Isn't this the kind of guy the UK needs? Bet we'd get "Diversity" representing us - how diverse are 6 blacks?!?
Croatian-based singer Marko Perkovic (who is also called Thompson) and his band Thompson are known for singing nationalistic songs about Croatia and publicly supporting the Ustashe, a fascist, pro-Nazi regime in Croatia responsible for murdering tens of thousands of Jews, Serbs, and Roma from 1941-1945.
Various media accounts report that Thompson’s concerts in Europe begin with the traditional “war cry” of the Ustashe. Concertgoers, comprised mostly of young people, many wearing black shirts with Ustashe insignia and carrying banners with anti-Serb and anti-Roma rhetoric, often respond with Nazi salutes. Ustashe paraphernalia is allegedly sold at the concerts, as well.
At his concerts, Thompson also reportedly plays a song that relates the killing of Serbs at the Jasenovac death camp, where tens of thousands of people were killed by the Ustashe during World War II.
Perkovic’s Appearances: A Record of Nazi Symbols and Salutes
At a June 2007 concert in Zagreb, Perkovic reportedly opened his act by shouting a traditional Ustashe slogan, which was met with Nazi salutes from fans. The concert, attended by over 40,000 people, was aired on state-owned television.
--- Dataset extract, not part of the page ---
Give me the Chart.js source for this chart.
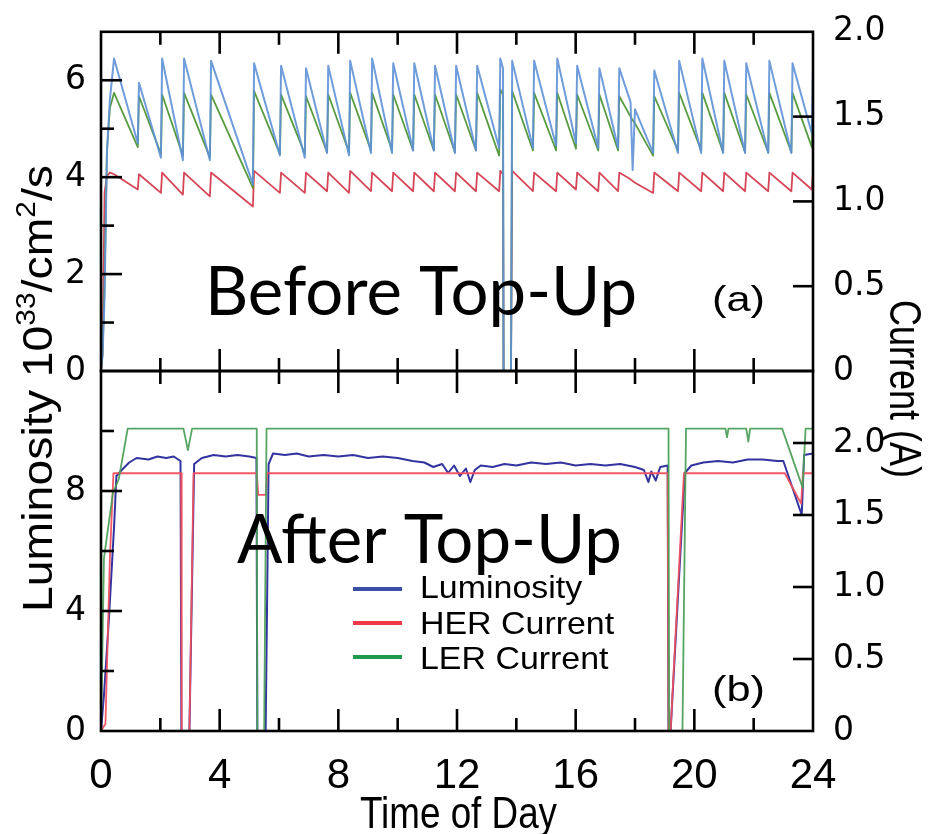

In November 2003, a Thompson concert scheduled in Amsterdam was cancelled amidst accusations of Perkovic giving the Nazi salute at previous concerts and his band’s alleged sympathy with Nazi “ideas.” The concert was relocated to Rotterdam, but Perkovic himself was banned from singing. In responding to the cancellation, Perkovic allegedly told a Croatian newspaper, “It is all to blame on the Jews. I have nothing against them and I did nothing to them. I know that Jesus Christ also did nothing against them, but still they hanged him on the cross. So what can I expect as a small man?”
Also, in September 2003, Thompson reportedly performed at a Croatian soccer stadium and gave Nazi salutes. In addition, in August 2003, Thompson organized a public demonstration to honor the Ustashe in Slavonski Brod, a Croatian town.
According to media reports, at a reception at the Croatian capitol honoring the national handball team in February 2003, Perkovic allegedly shouted a slogan used by Croatian Nazis in World War II, prompting dozens in the crowd to give a Nazi salute. Then, Prime Minister Ivica Racan condemned the use of Nazi slogans and salutes at that event.
Perkovic Denies Supporting Concentration Camp Atrocities
On the Web site of Thompson’s representative, Syndicate Productions, Perkovic claims that his songs are “about God, family and the homeland.” He states that “the worst of all false accusations flung” at him is that he wrote and performs a song commemorating the atrocities at the Jasenovac concentration camp during World War II. Perkovic denies writing or performing the song and states that he is a musician, not a politician.
Response to Thompson’s Concerts by the Jewish and Serbian Community
Representatives of the American and international Jewish community, as well as the Serbian community, have spoken out against Thompson/Perkovic. Croatian Jewish groups have come together to oppose Perkovic’s appearances, especially when Croatian authorities did not condemn Perkovic’s June 2007 concert, which attracted thousands of fans, including members of the Croatian parliament.
In November 2007, Perkovic and his band scheduled several concerts in cities throughout the United States and Canada, including New York, Cleveland, Chicago, Los Angeles, San Jose, Toronto, and Vancouver.
On November 2 and 3, 2007, Perkovic and his band played in New York City. There were no reports of pro-Ustashe symbols or Nazi salutes at those concerts. Although two venues in Toronto cancelled Perkovic’s scheduled concert there, he did play in a city outside of Toronto on November 4. According to The Star, a Canadian paper, fans were asked not to bring Ustashe memorabilia to that concert.